■ YOUR TASK
Print every line of the listing exactly, please.

■ COLLECTED MATERIAL
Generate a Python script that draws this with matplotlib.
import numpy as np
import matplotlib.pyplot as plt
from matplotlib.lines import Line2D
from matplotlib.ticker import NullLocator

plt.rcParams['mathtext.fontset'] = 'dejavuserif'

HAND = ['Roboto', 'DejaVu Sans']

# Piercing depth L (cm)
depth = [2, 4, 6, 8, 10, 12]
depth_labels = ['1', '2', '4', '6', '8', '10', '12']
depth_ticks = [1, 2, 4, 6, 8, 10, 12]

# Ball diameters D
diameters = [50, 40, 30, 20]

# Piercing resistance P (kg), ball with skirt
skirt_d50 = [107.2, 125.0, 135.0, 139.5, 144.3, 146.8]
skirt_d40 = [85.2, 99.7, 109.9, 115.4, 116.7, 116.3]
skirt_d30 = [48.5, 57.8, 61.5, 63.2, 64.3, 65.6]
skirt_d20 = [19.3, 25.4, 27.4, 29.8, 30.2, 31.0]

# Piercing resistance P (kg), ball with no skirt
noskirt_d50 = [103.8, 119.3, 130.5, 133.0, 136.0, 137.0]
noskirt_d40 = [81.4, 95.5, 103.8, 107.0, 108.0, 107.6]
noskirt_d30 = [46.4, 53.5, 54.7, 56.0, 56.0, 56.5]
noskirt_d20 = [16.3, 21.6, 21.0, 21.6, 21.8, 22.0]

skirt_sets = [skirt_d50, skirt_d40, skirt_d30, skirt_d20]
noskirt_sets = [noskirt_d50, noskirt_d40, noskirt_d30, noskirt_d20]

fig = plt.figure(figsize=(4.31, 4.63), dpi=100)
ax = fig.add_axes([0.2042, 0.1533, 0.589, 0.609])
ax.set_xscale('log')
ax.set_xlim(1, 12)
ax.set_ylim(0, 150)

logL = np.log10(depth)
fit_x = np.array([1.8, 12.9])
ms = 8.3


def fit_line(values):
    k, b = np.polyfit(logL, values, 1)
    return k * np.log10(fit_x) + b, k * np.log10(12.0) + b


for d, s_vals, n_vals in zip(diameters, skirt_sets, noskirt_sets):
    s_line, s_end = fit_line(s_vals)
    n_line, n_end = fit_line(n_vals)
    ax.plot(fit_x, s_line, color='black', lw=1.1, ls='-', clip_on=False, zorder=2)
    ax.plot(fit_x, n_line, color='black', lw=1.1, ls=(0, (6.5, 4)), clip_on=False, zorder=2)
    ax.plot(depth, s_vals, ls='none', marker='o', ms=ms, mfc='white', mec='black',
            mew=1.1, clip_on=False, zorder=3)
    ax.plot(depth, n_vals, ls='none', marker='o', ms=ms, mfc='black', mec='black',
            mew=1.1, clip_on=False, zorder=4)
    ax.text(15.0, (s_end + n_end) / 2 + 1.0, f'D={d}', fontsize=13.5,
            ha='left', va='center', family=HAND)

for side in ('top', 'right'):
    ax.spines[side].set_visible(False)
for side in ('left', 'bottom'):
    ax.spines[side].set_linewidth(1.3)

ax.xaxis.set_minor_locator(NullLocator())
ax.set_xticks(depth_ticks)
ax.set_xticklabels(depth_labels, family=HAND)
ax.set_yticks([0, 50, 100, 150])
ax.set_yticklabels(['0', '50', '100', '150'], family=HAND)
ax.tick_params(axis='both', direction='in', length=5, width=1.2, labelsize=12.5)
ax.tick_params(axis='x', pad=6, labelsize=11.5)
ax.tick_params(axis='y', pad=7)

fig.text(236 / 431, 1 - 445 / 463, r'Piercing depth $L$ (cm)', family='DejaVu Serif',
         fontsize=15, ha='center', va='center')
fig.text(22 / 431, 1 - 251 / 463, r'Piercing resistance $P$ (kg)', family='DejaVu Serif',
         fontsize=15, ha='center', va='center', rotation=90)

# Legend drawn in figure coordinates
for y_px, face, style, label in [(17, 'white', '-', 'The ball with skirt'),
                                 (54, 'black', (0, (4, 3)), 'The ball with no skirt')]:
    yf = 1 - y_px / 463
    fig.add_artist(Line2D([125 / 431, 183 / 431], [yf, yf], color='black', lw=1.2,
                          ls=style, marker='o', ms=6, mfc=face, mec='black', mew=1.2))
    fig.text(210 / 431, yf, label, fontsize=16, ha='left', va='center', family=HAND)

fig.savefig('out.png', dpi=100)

■ THE RESULT
Generate a Python script that draws this with matplotlib.
import numpy as np
import matplotlib.pyplot as plt
from matplotlib.lines import Line2D
from matplotlib.ticker import NullLocator

plt.rcParams['mathtext.fontset'] = 'dejavuserif'

HAND = ['Roboto', 'DejaVu Sans']

# Piercing depth L (cm)
depth = [2, 4, 6, 8, 10, 12]
depth_labels = ['1', '2', '4', '6', '8', '10', '12']
depth_ticks = [1, 2, 4, 6, 8, 10, 12]

# Ball diameters D
diameters = [50, 40, 30, 20]

# Piercing resistance P (kg), ball with skirt
skirt_d50 = [107.2, 125.0, 135.0, 139.5, 144.3, 146.8]
skirt_d40 = [85.2, 99.7, 109.9, 115.4, 116.7, 116.3]
skirt_d30 = [48.5, 57.8, 61.5, 63.2, 64.3, 65.6]
skirt_d20 = [19.3, 25.4, 27.4, 29.8, 30.2, 31.0]

# Piercing resistance P (kg), ball with no skirt
noskirt_d50 = [103.8, 119.3, 130.5, 133.0, 136.0, 137.0]
noskirt_d40 = [81.4, 95.5, 103.8, 107.0, 108.0, 107.6]
noskirt_d30 = [46.4, 53.5, 54.7, 56.0, 56.0, 56.5]
noskirt_d20 = [16.3, 21.6, 21.0, 21.6, 21.8, 22.0]

skirt_sets = [skirt_d50, skirt_d40, skirt_d30, skirt_d20]
noskirt_sets = [noskirt_d50, noskirt_d40, noskirt_d30, noskirt_d20]

fig = plt.figure(figsize=(4.31, 4.63), dpi=100)
ax = fig.add_axes([0.2042, 0.1533, 0.589, 0.609])
ax.set_xscale('log')
ax.set_xlim(1, 12)
ax.set_ylim(0, 150)

logL = np.log10(depth)
fit_x = np.array([1.8, 12.9])
ms = 8.3


def fit_line(values):
    k, b = np.polyfit(logL, values, 1)
    return k * np.log10(fit_x) + b, k * np.log10(12.0) + b


for d, s_vals, n_vals in zip(diameters, skirt_sets, noskirt_sets):
    s_line, s_end = fit_line(s_vals)
    n_line, n_end = fit_line(n_vals)
    ax.plot(fit_x, s_line, color='black', lw=1.1, ls='-', clip_on=False, zorder=2)
    ax.plot(fit_x, n_line, color='black', lw=1.1, ls=(0, (6.5, 4)), clip_on=False, zorder=2)
    ax.plot(depth, s_vals, ls='none', marker='o', ms=ms, mfc='white', mec='black',
            mew=1.1, clip_on=False, zorder=3)
    ax.plot(depth, n_vals, ls='none', marker='o', ms=ms, mfc='black', mec='black',
            mew=1.1, clip_on=False, zorder=4)
    ax.text(15.0, (s_end + n_end) / 2 + 1.0, f'D={d}', fontsize=13.5,
            ha='left', va='center', family=HAND)

for side in ('top', 'right'):
    ax.spines[side].set_visible(False)
for side in ('left', 'bottom'):
    ax.spines[side].set_linewidth(1.3)

ax.xaxis.set_minor_locator(NullLocator())
ax.set_xticks(depth_ticks)
ax.set_xticklabels(depth_labels, family=HAND)
ax.set_yticks([0, 50, 100, 150])
ax.set_yticklabels(['0', '50', '100', '150'], family=HAND)
ax.tick_params(axis='both', direction='in', length=5, width=1.2, labelsize=12.5)
ax.tick_params(axis='x', pad=6, labelsize=11.5)
ax.tick_params(axis='y', pad=7)

fig.text(236 / 431, 1 - 445 / 463, r'Piercing depth $L$ (cm)', family='DejaVu Serif',
         fontsize=15, ha='center', va='center')
fig.text(22 / 431, 1 - 251 / 463, r'Piercing resistance $P$ (kg)', family='DejaVu Serif',
         fontsize=15, ha='center', va='center', rotation=90)

# Legend drawn in figure coordinates
for y_px, face, style, label in [(17, 'white', '-', 'The ball with skirt'),
                                 (54, 'black', (0, (4, 3)), 'The ball with no skirt')]:
    yf = 1 - y_px / 463
    fig.add_artist(Line2D([125 / 431, 183 / 431], [yf, yf], color='black', lw=1.2,
                          ls=style, marker='o', ms=6, mfc=face, mec='black', mew=1.2))
    fig.text(210 / 431, yf, label, fontsize=16, ha='left', va='center', family=HAND)

fig.savefig('out.png', dpi=100)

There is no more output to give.